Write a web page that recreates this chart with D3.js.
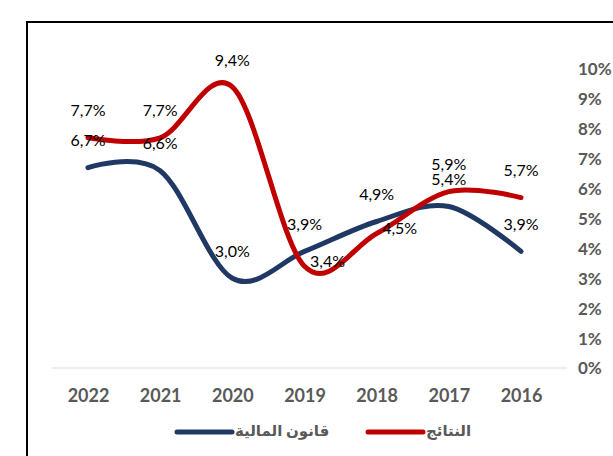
<!DOCTYPE html>
<html>
<head>
<meta charset="utf-8">
<script src="https://cdn.jsdelivr.net/npm/d3@7"></script>
<style>
  body { margin: 0; background: #fff; }
  svg { display: block; }
  text { font-family: Lato, "DejaVu Sans", sans-serif; }
</style>
</head>
<body>
<script>
// years, shown right-to-left like the original
const years = ["2022", "2021", "2020", "2019", "2018", "2017", "2016"];
const budgetLaw = [6.7, 6.6, 3.0, 3.9, 4.9, 5.4, 3.9];   // قانون المالية
const results   = [7.7, 7.7, 9.4, 3.4, 4.5, 5.9, 5.7];   // النتائج
const yTicks = [0, 1, 2, 3, 4, 5, 6, 7, 8, 9, 10];
// where Excel put each data label: t = above, r = right
const budgetLabelPos  = ["t", "t", "t", "t", "t", "t", "t"];
const resultsLabelPos = ["t", "t", "t", "r", "r", "t", "t"];

const W = 613, H = 456;

const series = [
  { name: "قانون المالية", values: budgetLaw, pos: budgetLabelPos, color: "#203864" },
  { name: "النتائج", values: results, pos: resultsLabelPos, color: "#C00000" }
];

const svg = d3.select("body").append("svg")
  .attr("width", W)
  .attr("height", H);

// chart frame (continues past the right and bottom edges)
svg.append("rect")
  .attr("x", 27).attr("y", 22)
  .attr("width", 700).attr("height", 500)
  .attr("fill", "none")
  .attr("stroke", "#000")
  .attr("stroke-width", 2);

const x = d3.scalePoint().domain(years).range([88, 521]);
const y = d3.scaleLinear().domain([0, 10]).range([368, 69]);

// base line at 0%
svg.append("line")
  .attr("x1", 52).attr("x2", 567)
  .attr("y1", y(0)).attr("y2", y(0))
  .attr("stroke", "#d9d9d9")
  .attr("stroke-width", 1);

// y axis on the right, labels only
const yAxis = svg.append("g")
  .attr("transform", "translate(578,0)")
  .call(d3.axisRight(y).tickValues(yTicks).tickSize(0).tickPadding(0).tickFormat(d => d + "%"));
yAxis.select(".domain").remove();
yAxis.selectAll("text")
  .attr("dy", "0.35em")
  .style("font-size", "17px")
  .style("font-weight", "bold")
  .attr("fill", "#595959");

// x axis labels
const xAxis = svg.append("g")
  .attr("transform", "translate(0,389)")
  .call(d3.axisBottom(x).tickSize(0).tickPadding(0));
xAxis.select(".domain").remove();
xAxis.selectAll("text")
  .attr("y", 0)
  .attr("dy", "0.7em")
  .style("font-size", "18px")
  .style("font-weight", "bold")
  .attr("fill", "#595959");

const line = d3.line()
  .x((d, i) => x(years[i]))
  .y(d => y(d))
  .curve(d3.curveCatmullRom.alpha(0));

svg.selectAll(".series")
  .data(series)
  .enter().append("path")
  .attr("class", "series")
  .attr("d", d => line(d.values))
  .attr("fill", "none")
  .attr("stroke", d => d.color)
  .attr("stroke-width", 5)
  .attr("stroke-linecap", "round")
  .attr("stroke-linejoin", "round");

const fmt = v => v.toFixed(1).replace(".", ",") + "%";

series.forEach(s => {
  svg.selectAll(null)
    .data(s.values)
    .enter().append("text")
    .attr("x", (d, i) => x(years[i]) + (s.pos[i] === "r" ? 23 : 0))
    .attr("y", (d, i) => y(d) + (s.pos[i] === "r" ? -5 : -27))
    .attr("dy", "0.35em")
    .attr("text-anchor", "middle")
    .style("font-size", "16px")
    .attr("fill", "#000")
    .text(d => fmt(d));
});

// legend
const legend = [
  { s: series[0], x1: 177, x2: 232, tx: 235 },
  { s: series[1], x1: 368, x2: 423, tx: 426 }
];
legend.forEach(l => {
  svg.append("line")
    .attr("x1", l.x1).attr("x2", l.x2)
    .attr("y1", 432).attr("y2", 432)
    .attr("stroke", l.s.color)
    .attr("stroke-width", 5)
    .attr("stroke-linecap", "round");
  svg.append("text")
    .attr("x", l.tx).attr("y", 431)
    .attr("dy", "0.3em")
    .attr("text-anchor", "start")
    .attr("direction", "ltr")
    .style("font-size", "15px")
    .style("font-weight", "bold")
    .attr("fill", "#595959")
    .text(l.s.name);
});
</script>
</body>
</html>
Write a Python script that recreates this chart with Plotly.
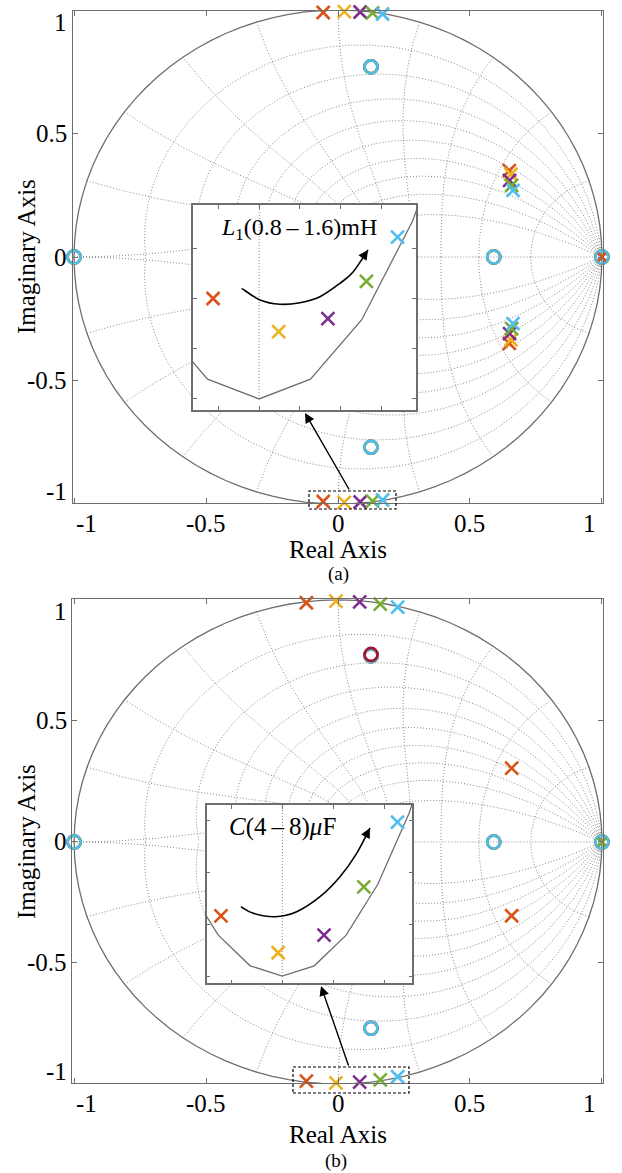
import numpy as np
import plotly.graph_objects as go

W, H = 622, 1173
def px(x): return x / W
def py(y): return 1 - y / H

# ---------------- data ----------------
colors = ['#D95319', '#EDB120', '#7E2F8E', '#77AC30', '#4DBEEE']
L1_values = ['0.8', '1.0', '1.2', '1.4', '1.6']      # mH  (chart a)
C_values = ['4', '5', '6', '7', '8']                 # uF  (chart b)

# chart (a): poles near the unit circle (upper half; conjugates mirrored)
a_pole_hf_re = [-0.056, 0.024, 0.084, 0.131, 0.169]
a_pole_hf_im = [0.9900, 0.9933, 0.9920, 0.9883, 0.9839]
a_pole_mf_re = [0.649, 0.655, 0.650, 0.658, 0.663]
a_pole_mf_im = [0.350, 0.335, 0.310, 0.290, 0.270]
# chart (b)
b_pole_hf_re = [-0.120, -0.008, 0.082, 0.160, 0.226]
b_pole_hf_im = [0.9884, 0.9955, 0.9921, 0.9828, 0.9703]
b_pole_mf_re = [0.658]
b_pole_mf_im = [0.305]
# common zeros
zero_re = [-1.0, 0.59, 1.0, 0.125, 0.125]
zero_im = [0.0, 0.0, 0.0, 0.77, -0.77]
pole_one_re = [1.0]
pole_one_im = [0.0]
b_marked_zero_re = [0.125]
b_marked_zero_im = [0.775]

tick_vals = [-1, -0.5, 0, 0.5, 1]
tick_text = ['-1', '-0.5', '0', '0.5', '1']

zeta_levels = [0.1, 0.2, 0.3, 0.4, 0.5, 0.6, 0.7, 0.8, 0.9]
wn_levels = [0.1, 0.2, 0.3, 0.4, 0.5, 0.6, 0.7, 0.8, 0.9, 1.0]   # x pi/T

FONT = 'Liberation Serif'
GRID_COLOR = '#8a8a8a'
AX_COLOR = '#6e6e6e'

fig = go.Figure()

def grid_traces(xa, ya):
    xs, ys = [], []
    for z in zeta_levels:
        th = np.linspace(0, np.pi, 300)
        r = np.exp(-z / np.sqrt(1 - z * z) * th)
        for s in (1, -1):
            xs += list(r * np.cos(th)) + [None]
            ys += list(s * r * np.sin(th)) + [None]
    for w in wn_levels:
        zz = np.linspace(0, 1, 200)
        wn = w * np.pi
        r = np.exp(-zz * wn)
        th = wn * np.sqrt(1 - zz * zz)
        for s in (1, -1):
            xs += list(r * np.cos(th)) + [None]
            ys += list(s * r * np.sin(th)) + [None]
    xs += [np.exp(-np.pi), 1.0, None]
    ys += [0, 0, None]
    fig.add_trace(go.Scatter(x=xs, y=ys, mode='lines', xaxis=xa, yaxis=ya,
                             line=dict(color=GRID_COLOR, width=1, dash='1px,2px'),
                             hoverinfo='skip', showlegend=False))
    th = np.linspace(0, 2 * np.pi, 101)
    fig.add_trace(go.Scatter(x=np.cos(th), y=np.sin(th), mode='lines', xaxis=xa, yaxis=ya,
                             line=dict(color=AX_COLOR, width=1.3),
                             hoverinfo='skip', showlegend=False))

def xmark(xa, ya, xs, ys, color, size=13, name=None):
    fig.add_trace(go.Scatter(x=xs, y=ys, mode='markers', xaxis=xa, yaxis=ya, name=name,
                             cliponaxis=False, showlegend=False,
                             marker=dict(symbol='x-thin', size=size, color=color,
                                         line=dict(color=color, width=2.6))))

def omark(xa, ya, xs, ys, color, name=None):
    fig.add_trace(go.Scatter(x=xs, y=ys, mode='markers', xaxis=xa, yaxis=ya, name=name,
                             cliponaxis=False, showlegend=False,
                             marker=dict(symbol='circle-open', size=13, color=color,
                                         line=dict(color=color, width=2.6))))

def pz_traces(xa, ya, hf_re, hf_im, mf_re, mf_im, names, one_color, marked=None):
    for i in range(len(hf_re)):
        xr = [hf_re[i], hf_re[i]]
        xi = [hf_im[i], -hf_im[i]]
        if i < len(mf_re):
            xr += [mf_re[i], mf_re[i]]
            xi += [mf_im[i], -mf_im[i]]
        xmark(xa, ya, xr, xi, colors[i], name=names[i])
    for i in range(len(hf_re)):
        omark(xa, ya, zero_re, zero_im, colors[i], name=names[i])
    if marked is not None:
        omark(xa, ya, marked[0], marked[1], '#A2142F')
    xmark(xa, ya, pole_one_re, pole_one_im, one_color, size=8)

names_a = ['L1=' + v + 'mH' for v in L1_values]
names_b = ['C=' + v + 'uF' for v in C_values]

for xa, ya in (('x', 'y'), ('x2', 'y2')):
    grid_traces(xa, ya)
    pz_traces(xa, ya, a_pole_hf_re, a_pole_hf_im, a_pole_mf_re, a_pole_mf_im, names_a, colors[0])
for xa, ya in (('x3', 'y3'), ('x4', 'y4')):
    grid_traces(xa, ya)
    pz_traces(xa, ya, b_pole_hf_re, b_pole_hf_im, b_pole_mf_re, b_pole_mf_im, names_b, colors[3],
              marked=(b_marked_zero_re, b_marked_zero_im))

def main_axis(dom, rng, anchor):
    return dict(domain=dom, range=rng, anchor=anchor, showgrid=False, zeroline=False,
                showline=True, linecolor=AX_COLOR, linewidth=1.3, mirror='ticks',
                ticks='inside', ticklen=5, tickcolor=AX_COLOR, tickwidth=1.2,
                tickvals=tick_vals, showticklabels=False)

def inset_axis(dom, rng, anchor, tv):
    return dict(domain=dom, range=rng, anchor=anchor, showgrid=False, zeroline=False,
                showline=True, linecolor=AX_COLOR, linewidth=1.5, mirror='ticks',
                ticks='inside', ticklen=4, tickcolor=AX_COLOR, tickwidth=1.2,
                tickvals=tv, showticklabels=False)

panels = [
    dict(xpx=(73, 603), xr=(-1.004, 1.004), ypx=(11, 503), yr=(-0.996, 0.996)),
    dict(xpx=(72, 603), xr=(-1.008, 1.004), ypx=(599, 1083), yr=(-0.996, 1.004)),
]

fig.update_layout(
    width=W, height=H, margin=dict(l=0, r=0, t=0, b=0),
    paper_bgcolor='white', plot_bgcolor='white', showlegend=False,
    xaxis=main_axis([px(73), px(603)], list(panels[0]['xr']), 'y'),
    yaxis=main_axis([py(503), py(11)], list(panels[0]['yr']), 'x'),
    xaxis2=inset_axis([px(193), px(416)], [-0.0805, 0.1915], 'y2', [-0.05, 0, 0.05, 0.1, 0.15]),
    yaxis2=inset_axis([py(410), py(205)], [-1.0011, -0.9807], 'x2', [-1, -0.995, -0.99, -0.985]),
    xaxis3=main_axis([px(72), px(603)], list(panels[1]['xr']), 'y3'),
    yaxis3=main_axis([py(1083), py(599)], list(panels[1]['yr']), 'x3'),
    xaxis4=inset_axis([px(206.7), px(412.3)], [-0.148, 0.255], 'y4', [-0.1, 0, 0.1, 0.2]),
    yaxis4=inset_axis([py(983.3), py(805)], [-1.0014, -0.967], 'x4', [-1, -0.99, -0.98, -0.97]),
)

annotations = []
shapes = []

def text_at(x, y, txt, size, angle=0, xanchor='center'):
    annotations.append(dict(x=px(x), y=py(y), xref='paper', yref='paper', text=txt,
                            showarrow=False, textangle=angle, xanchor=xanchor, yanchor='middle',
                            font=dict(family=FONT, size=size, color='black')))

EDGE_IN = 12
for p in panels:
    (x0p, x1p), (xa0, xa1) = p['xpx'], p['xr']
    (y0p, y1p), (ya0, ya1) = p['ypx'], p['yr']
    for v, t in zip(tick_vals, tick_text):
        xx = x0p + (v - xa0) / (xa1 - xa0) * (x1p - x0p)
        if abs(v) == 1:
            xx -= np.sign(v) * EDGE_IN
        text_at(xx, y1p + 20, t, 25)
        yy = y1p - (v - ya0) / (ya1 - ya0) * (y1p - y0p)
        if abs(v) == 1:
            yy += np.sign(v) * EDGE_IN
        text_at(69, yy, t, 25, xanchor='right')

text_at(338, 550, 'Real Axis', 25)
text_at(26, 257, 'Imaginary Axis', 25, -90)
text_at(338, 574, '(a)', 19)
text_at(338, 1134, 'Real Axis', 25)
text_at(26, 842, 'Imaginary Axis', 25, -90)
text_at(336, 1161, '(b)', 19)
text_at(299, 229, '<i>L</i><sub>1</sub>(0.8\u2009–\u20091.6)mH', 24)
text_at(282, 827, '<i>C</i>(4\u2009–\u20098)<i>μ</i>F', 25)

def arrow(tail, head, length=None):
    dx, dy = tail[0] - head[0], tail[1] - head[1]
    if length is not None:
        n = np.hypot(dx, dy)
        dx, dy = dx / n * length, dy / n * length
    annotations.append(dict(x=px(head[0]), y=py(head[1]), xref='paper', yref='paper',
                            ax=dx, ay=dy, text='', showarrow=True, arrowhead=2,
                            arrowsize=1.4, arrowwidth=1.4, arrowcolor='black', standoff=0))

def curve(pts):
    p = [pts[0]] + pts + [pts[-1]]
    d = 'M %f,%f' % (px(pts[0][0]), py(pts[0][1]))
    for i in range(1, len(p) - 2):
        p0, p1, p2, p3 = np.array(p[i - 1]), np.array(p[i]), np.array(p[i + 1]), np.array(p[i + 2])
        c1 = p1 + (p2 - p0) / 6
        c2 = p2 - (p3 - p1) / 6
        d += ' C %f,%f %f,%f %f,%f' % (px(c1[0]), py(c1[1]), px(c2[0]), py(c2[1]),
                                       px(p2[0]), py(p2[1]))
    shapes.append(dict(type='path', path=d, xref='paper', yref='paper',
                       line=dict(color='black', width=1.6)))
    arrow(pts[-2], pts[-1], length=12)

curve([(241.7, 288.3), (260, 300), (280, 304.3), (300, 302.7), (320, 296.7),
       (340, 283.3), (353.3, 271.7), (368, 250)])
curve([(241, 906.7), (253.3, 913.3), (275, 916.7), (296.7, 911.7), (320, 896.7),
       (340, 876.7), (356.7, 853.3), (370, 828)])

arrow((350, 491), (305, 413))
arrow((349, 1067), (321, 986))

for (x0, x1, y0, y1) in ((309, 396, 491, 509), (293, 409, 1067, 1093)):
    shapes.append(dict(type='rect', xref='paper', yref='paper', x0=px(x0), x1=px(x1),
                       y0=py(y1), y1=py(y0), line=dict(color='black', width=1.2, dash='3px,2px')))

fig.update_layout(annotations=annotations, shapes=shapes)
fig.write_html('out.html')
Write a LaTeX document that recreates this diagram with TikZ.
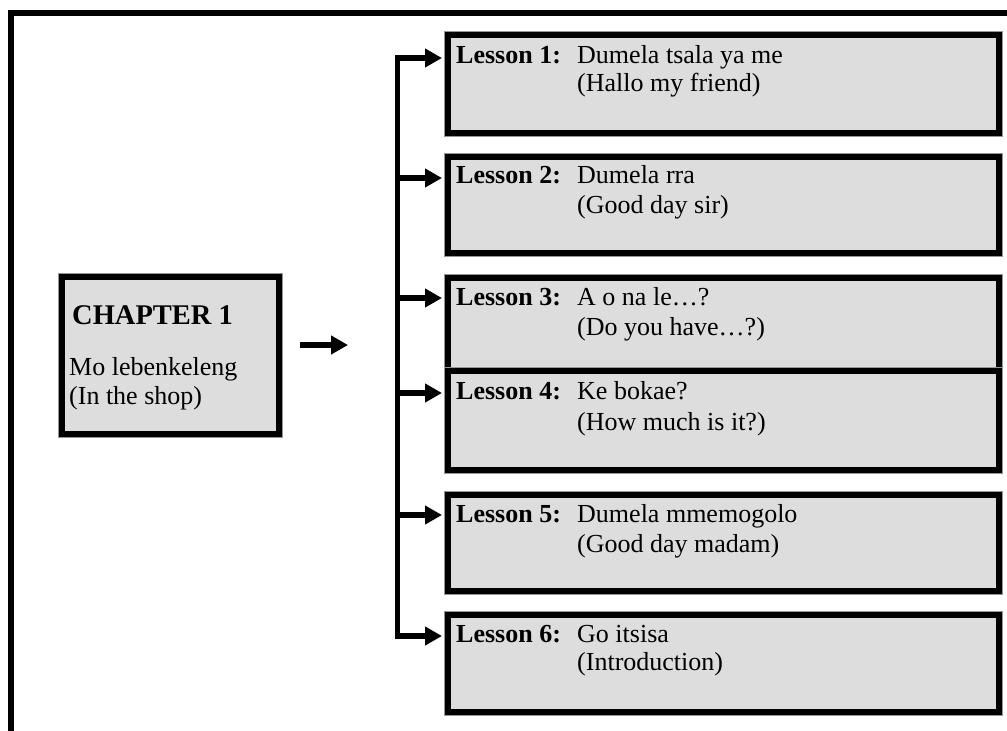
\documentclass[tikz,border=0pt]{standalone}
\usepackage{fontspec}
\setmainfont{Liberation Serif}
\usetikzlibrary{arrows.meta}
\definecolor{boxfill}{RGB}{221,221,221}
\definecolor{rim}{RGB}{150,150,150}
\tikzset{
  boxbase/.style={draw=black, line width=6pt, fill=boxfill, inner sep=0pt,
    anchor=north west, preaction={draw=rim, line width=8pt}},
  lessonbox/.style={boxbase, minimum width=551pt},
  chapterbox/.style={boxbase, minimum width=217pt, minimum height=157pt},
  frameline/.style={line width=6pt, line join=miter},
  busline/.style={line width=5.5pt, line cap=rect},
  feed/.style={line width=6pt, -{Triangle[length=17pt,width=18pt]}},
  label/.style={anchor=base west, inner sep=0pt, font=\fontsize{26}{30}\selectfont\bfseries},
  body/.style={anchor=base west, inner sep=0pt, font=\fontsize{26}{30}\selectfont},
  chaptitle/.style={anchor=base west, inner sep=0pt, font=\fontsize{28.5}{32}\selectfont\bfseries},
}
\begin{document}
\begin{tikzpicture}[x=1pt,y=-1pt]
\useasboundingbox (0,0) rectangle (1007,731);

% page frame: top and left rules
\coordinate (frameBottom) at (11,731);
\coordinate (frameCorner) at (11,13);
\coordinate (frameRight) at (1007,13);
\draw[frameline] (frameBottom) -- (frameCorner) -- (frameRight);

% chapter box
\node[chapterbox] (chapter) at (59,274) {};
\node[chaptitle] (chapTitle) at (72,324) {CHAPTER 1};
\node[body] (chapName) at (69,375) {Mo lebenkeleng};
\node[body] (chapGloss) at (69,404) {(In the shop)};

% arrow from the chapter to the lessons
\coordinate (chapArrowStart) at (300,345);
\coordinate (chapArrowEnd) at (348,345);
\draw[feed] (chapArrowStart) -- (chapArrowEnd);

% lesson boxes
\node[lessonbox, minimum height=98pt] (lesson1) at (445,32) {};
\node[lessonbox, minimum height=96pt] (lesson2) at (445,154) {};
\node[lessonbox, minimum height=93pt] (lesson3) at (445,275) {};
\node[lessonbox, minimum height=99pt] (lesson4) at (445,368) {};
\node[lessonbox, minimum height=96pt] (lesson5) at (445,492) {};
\node[lessonbox, minimum height=97pt] (lesson6) at (445,612) {};

% lesson texts
\node[label] (l1) at (456,63) {Lesson 1:};
\node[body]  (l1a) at (577,63) {Dumela tsala ya me};
\node[body]  (l1b) at (577,91) {(Hallo my friend)};

\node[label] (l2) at (456,183) {Lesson 2:};
\node[body]  (l2a) at (577,183) {Dumela rra};
\node[body]  (l2b) at (577,213) {(Good day sir)};

\node[label] (l3) at (456,305) {Lesson 3:};
\node[body]  (l3a) at (577,305) {A o na le…?};
\node[body]  (l3b) at (577,335) {(Do you have…?)};

\node[label] (l4) at (456,399) {Lesson 4:};
\node[body]  (l4a) at (577,399) {Ke bokae?};
\node[body]  (l4b) at (577,430) {(How much is it?)};

\node[label] (l5) at (456,522) {Lesson 5:};
\node[body]  (l5a) at (577,522) {Dumela mmemogolo};
\node[body]  (l5b) at (577,552) {(Good day madam)};

\node[label] (l6) at (456,642) {Lesson 6:};
\node[body]  (l6a) at (577,642) {Go itsisa};
\node[body]  (l6b) at (577,670) {(Introduction)};

% branching connector
\coordinate (bus1) at (397.5,58);
\coordinate (bus2) at (397.5,178);
\coordinate (bus3) at (397.5,298);
\coordinate (bus4) at (397.5,393);
\coordinate (bus5) at (397.5,515);
\coordinate (bus6) at (397.5,636);
\draw[busline] (bus1) -- (bus6);
\foreach \i in {1,...,6}{
  \draw[feed, shorten >=3pt] (bus\i) -- (bus\i -| lesson\i.west);
}
\end{tikzpicture}
\end{document}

===

Problem to solve: Without any pictures, set down the lines from the one holding "Write a LaTeX" through the one holding "(chapArrowStart) -- (chapArrowEnd);".

Answer below:
Write a LaTeX document that recreates this diagram with TikZ.
\documentclass[tikz,border=0pt]{standalone}
\usepackage{fontspec}
\setmainfont{Liberation Serif}
\usetikzlibrary{arrows.meta}
\definecolor{boxfill}{RGB}{221,221,221}
\definecolor{rim}{RGB}{150,150,150}
\tikzset{
  boxbase/.style={draw=black, line width=6pt, fill=boxfill, inner sep=0pt,
    anchor=north west, preaction={draw=rim, line width=8pt}},
  lessonbox/.style={boxbase, minimum width=551pt},
  chapterbox/.style={boxbase, minimum width=217pt, minimum height=157pt},
  frameline/.style={line width=6pt, line join=miter},
  busline/.style={line width=5.5pt, line cap=rect},
  feed/.style={line width=6pt, -{Triangle[length=17pt,width=18pt]}},
  label/.style={anchor=base west, inner sep=0pt, font=\fontsize{26}{30}\selectfont\bfseries},
  body/.style={anchor=base west, inner sep=0pt, font=\fontsize{26}{30}\selectfont},
  chaptitle/.style={anchor=base west, inner sep=0pt, font=\fontsize{28.5}{32}\selectfont\bfseries},
}
\begin{document}
\begin{tikzpicture}[x=1pt,y=-1pt]
\useasboundingbox (0,0) rectangle (1007,731);

% page frame: top and left rules
\coordinate (frameBottom) at (11,731);
\coordinate (frameCorner) at (11,13);
\coordinate (frameRight) at (1007,13);
\draw[frameline] (frameBottom) -- (frameCorner) -- (frameRight);

% chapter box
\node[chapterbox] (chapter) at (59,274) {};
\node[chaptitle] (chapTitle) at (72,324) {CHAPTER 1};
\node[body] (chapName) at (69,375) {Mo lebenkeleng};
\node[body] (chapGloss) at (69,404) {(In the shop)};

% arrow from the chapter to the lessons
\coordinate (chapArrowStart) at (300,345);
\coordinate (chapArrowEnd) at (348,345);
\draw[feed] (chapArrowStart) -- (chapArrowEnd);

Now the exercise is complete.